_Supplied entries_.
++++++++++++++++++++

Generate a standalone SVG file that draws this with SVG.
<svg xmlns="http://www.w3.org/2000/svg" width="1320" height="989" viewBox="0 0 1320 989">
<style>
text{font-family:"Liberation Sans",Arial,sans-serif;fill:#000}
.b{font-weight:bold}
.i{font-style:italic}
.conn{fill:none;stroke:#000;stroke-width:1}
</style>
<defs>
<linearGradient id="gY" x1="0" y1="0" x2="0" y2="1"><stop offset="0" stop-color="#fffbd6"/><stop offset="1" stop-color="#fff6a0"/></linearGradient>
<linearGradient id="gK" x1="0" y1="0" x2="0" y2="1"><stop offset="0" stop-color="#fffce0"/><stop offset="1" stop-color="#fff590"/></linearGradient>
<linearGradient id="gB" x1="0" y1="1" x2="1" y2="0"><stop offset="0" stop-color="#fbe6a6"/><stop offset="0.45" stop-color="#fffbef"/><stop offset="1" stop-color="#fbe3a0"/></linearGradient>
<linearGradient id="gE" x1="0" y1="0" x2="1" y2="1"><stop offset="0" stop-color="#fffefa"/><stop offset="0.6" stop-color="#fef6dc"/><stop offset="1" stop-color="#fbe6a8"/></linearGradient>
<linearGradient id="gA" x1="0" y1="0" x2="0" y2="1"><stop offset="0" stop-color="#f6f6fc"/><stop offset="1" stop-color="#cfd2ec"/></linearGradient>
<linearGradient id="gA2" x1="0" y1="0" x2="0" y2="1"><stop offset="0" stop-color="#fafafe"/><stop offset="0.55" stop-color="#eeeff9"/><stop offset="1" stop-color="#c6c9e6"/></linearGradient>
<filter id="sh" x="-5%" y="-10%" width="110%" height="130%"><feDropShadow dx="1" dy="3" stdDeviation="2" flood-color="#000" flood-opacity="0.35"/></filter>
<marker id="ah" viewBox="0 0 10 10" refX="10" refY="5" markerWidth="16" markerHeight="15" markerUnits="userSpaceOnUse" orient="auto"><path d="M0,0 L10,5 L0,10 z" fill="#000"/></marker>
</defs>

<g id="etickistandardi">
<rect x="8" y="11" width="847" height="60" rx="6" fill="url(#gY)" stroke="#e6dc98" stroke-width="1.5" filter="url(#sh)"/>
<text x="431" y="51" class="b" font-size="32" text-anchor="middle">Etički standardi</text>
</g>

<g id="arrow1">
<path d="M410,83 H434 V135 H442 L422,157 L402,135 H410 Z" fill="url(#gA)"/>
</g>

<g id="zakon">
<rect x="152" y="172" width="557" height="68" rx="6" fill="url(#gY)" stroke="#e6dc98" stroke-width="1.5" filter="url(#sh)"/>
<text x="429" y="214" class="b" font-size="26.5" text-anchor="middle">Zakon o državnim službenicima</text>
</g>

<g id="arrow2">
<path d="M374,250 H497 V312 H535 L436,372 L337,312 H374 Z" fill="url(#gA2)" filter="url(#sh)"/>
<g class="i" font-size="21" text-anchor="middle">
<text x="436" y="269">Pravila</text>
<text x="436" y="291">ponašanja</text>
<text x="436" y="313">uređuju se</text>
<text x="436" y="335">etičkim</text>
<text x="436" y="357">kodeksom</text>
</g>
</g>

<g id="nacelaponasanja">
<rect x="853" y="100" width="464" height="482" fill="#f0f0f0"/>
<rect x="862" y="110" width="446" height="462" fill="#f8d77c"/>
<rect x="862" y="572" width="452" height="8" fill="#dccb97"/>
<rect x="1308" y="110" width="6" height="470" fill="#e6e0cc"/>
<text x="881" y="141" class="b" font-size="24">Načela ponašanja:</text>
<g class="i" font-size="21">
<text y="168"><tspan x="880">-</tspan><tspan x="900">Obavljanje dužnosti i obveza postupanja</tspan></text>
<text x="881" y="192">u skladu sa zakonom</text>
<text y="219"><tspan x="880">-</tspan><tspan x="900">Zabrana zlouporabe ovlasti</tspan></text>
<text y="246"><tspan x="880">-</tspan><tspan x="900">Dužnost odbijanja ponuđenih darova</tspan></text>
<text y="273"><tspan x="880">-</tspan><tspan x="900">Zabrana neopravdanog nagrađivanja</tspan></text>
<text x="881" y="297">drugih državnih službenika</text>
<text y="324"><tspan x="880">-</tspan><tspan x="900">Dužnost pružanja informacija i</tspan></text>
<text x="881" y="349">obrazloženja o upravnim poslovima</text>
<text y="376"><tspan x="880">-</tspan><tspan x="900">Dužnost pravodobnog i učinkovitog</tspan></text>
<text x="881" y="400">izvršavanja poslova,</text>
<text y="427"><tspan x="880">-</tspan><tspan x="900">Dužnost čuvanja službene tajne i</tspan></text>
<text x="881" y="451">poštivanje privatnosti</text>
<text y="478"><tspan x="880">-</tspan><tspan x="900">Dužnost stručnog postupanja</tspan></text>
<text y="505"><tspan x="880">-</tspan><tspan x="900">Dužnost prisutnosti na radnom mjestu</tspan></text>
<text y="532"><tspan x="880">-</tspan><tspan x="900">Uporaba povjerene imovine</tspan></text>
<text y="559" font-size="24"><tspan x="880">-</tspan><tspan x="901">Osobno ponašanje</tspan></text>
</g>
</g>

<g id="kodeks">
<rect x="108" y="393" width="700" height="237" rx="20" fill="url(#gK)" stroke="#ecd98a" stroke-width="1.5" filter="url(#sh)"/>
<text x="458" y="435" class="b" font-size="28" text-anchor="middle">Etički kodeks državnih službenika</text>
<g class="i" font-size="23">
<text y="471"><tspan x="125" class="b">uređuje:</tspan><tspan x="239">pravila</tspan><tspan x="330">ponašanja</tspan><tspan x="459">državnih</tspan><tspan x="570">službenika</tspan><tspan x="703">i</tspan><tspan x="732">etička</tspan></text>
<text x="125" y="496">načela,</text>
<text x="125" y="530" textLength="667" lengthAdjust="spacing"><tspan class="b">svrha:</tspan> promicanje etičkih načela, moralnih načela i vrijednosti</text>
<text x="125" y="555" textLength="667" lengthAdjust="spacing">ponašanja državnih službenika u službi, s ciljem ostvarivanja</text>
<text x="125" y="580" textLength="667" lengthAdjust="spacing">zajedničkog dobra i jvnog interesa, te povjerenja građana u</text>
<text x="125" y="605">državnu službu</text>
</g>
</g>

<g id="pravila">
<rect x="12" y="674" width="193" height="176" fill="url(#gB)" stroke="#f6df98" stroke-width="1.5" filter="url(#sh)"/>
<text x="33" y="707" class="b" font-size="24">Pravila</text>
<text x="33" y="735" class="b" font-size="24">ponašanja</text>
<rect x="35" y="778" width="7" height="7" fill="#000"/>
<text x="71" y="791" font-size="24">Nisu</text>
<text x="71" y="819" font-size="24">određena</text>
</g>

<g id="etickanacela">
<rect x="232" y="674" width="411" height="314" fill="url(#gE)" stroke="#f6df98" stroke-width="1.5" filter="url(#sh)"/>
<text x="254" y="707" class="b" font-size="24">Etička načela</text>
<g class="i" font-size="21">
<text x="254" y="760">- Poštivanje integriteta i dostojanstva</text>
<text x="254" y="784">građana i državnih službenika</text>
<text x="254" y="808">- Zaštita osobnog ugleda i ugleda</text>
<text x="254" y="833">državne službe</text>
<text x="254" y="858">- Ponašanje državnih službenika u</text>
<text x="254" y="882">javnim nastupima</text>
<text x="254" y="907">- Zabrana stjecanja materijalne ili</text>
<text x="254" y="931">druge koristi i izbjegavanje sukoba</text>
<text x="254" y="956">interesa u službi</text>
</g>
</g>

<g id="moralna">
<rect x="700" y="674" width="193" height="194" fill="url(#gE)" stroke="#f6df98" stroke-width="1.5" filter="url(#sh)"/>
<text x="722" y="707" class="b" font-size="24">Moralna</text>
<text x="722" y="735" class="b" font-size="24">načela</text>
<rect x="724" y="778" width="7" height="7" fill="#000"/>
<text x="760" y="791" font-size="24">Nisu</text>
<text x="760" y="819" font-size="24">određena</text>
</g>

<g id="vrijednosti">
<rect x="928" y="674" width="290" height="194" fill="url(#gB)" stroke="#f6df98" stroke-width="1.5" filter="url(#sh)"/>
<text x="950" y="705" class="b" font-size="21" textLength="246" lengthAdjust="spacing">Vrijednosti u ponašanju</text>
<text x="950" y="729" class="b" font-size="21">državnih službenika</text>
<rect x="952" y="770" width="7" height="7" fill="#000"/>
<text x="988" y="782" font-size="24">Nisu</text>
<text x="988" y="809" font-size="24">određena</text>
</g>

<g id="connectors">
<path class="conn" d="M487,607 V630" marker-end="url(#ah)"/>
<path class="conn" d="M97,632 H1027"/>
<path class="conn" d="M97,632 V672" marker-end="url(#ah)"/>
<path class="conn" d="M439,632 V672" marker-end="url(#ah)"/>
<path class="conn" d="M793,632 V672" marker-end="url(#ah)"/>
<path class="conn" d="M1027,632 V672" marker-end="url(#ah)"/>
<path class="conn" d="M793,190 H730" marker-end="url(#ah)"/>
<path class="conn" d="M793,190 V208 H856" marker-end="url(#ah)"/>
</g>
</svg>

++++++++++++++++++++

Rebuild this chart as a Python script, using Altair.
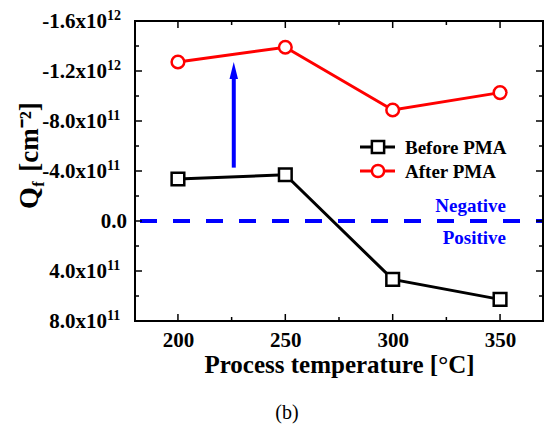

++++++++++++++++++++

_What the task requires_. Copy each line of the listing that contains the string "this".

_Reply_.
Generate a standalone SVG file that draws this with SVG.
Rebuild this chart as a Python script, using Altair.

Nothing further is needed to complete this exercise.